→ **TASK GOAL**:
Report how many lines below contain the word "chart", and give only that number.

________________________________________

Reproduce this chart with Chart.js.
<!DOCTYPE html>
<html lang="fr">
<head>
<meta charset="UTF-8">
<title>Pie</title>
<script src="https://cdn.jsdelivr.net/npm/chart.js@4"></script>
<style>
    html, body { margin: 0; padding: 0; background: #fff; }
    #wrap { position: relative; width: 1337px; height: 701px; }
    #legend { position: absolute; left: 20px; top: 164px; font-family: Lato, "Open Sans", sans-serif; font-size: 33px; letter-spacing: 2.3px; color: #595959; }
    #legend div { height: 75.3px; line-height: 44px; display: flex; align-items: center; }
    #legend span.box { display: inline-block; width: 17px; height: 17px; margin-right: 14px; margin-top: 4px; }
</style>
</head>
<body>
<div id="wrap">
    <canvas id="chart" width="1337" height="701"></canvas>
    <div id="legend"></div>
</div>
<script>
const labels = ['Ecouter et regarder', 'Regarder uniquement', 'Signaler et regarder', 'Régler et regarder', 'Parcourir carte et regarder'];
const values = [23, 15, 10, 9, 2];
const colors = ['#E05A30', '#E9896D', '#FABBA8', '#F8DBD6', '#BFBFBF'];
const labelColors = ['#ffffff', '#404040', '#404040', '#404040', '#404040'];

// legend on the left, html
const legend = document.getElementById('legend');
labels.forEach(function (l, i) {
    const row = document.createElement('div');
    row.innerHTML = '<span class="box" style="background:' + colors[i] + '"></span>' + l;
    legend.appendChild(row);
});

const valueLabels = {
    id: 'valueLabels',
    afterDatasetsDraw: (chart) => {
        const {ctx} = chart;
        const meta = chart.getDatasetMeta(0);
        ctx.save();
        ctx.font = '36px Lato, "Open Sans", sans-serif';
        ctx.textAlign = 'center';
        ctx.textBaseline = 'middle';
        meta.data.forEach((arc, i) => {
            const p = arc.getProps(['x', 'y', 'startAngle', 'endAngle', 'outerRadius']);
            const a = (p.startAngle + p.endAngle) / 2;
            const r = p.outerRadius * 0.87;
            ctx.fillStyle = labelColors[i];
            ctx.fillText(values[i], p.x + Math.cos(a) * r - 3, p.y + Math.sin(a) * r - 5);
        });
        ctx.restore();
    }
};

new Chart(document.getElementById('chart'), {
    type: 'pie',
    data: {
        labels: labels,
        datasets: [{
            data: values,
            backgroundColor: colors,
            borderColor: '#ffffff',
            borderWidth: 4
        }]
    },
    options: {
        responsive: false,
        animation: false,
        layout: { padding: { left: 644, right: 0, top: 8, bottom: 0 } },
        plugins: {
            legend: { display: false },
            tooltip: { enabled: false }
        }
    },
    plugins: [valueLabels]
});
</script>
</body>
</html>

________________________________________

→ **EXERCISE ANSWER**:
7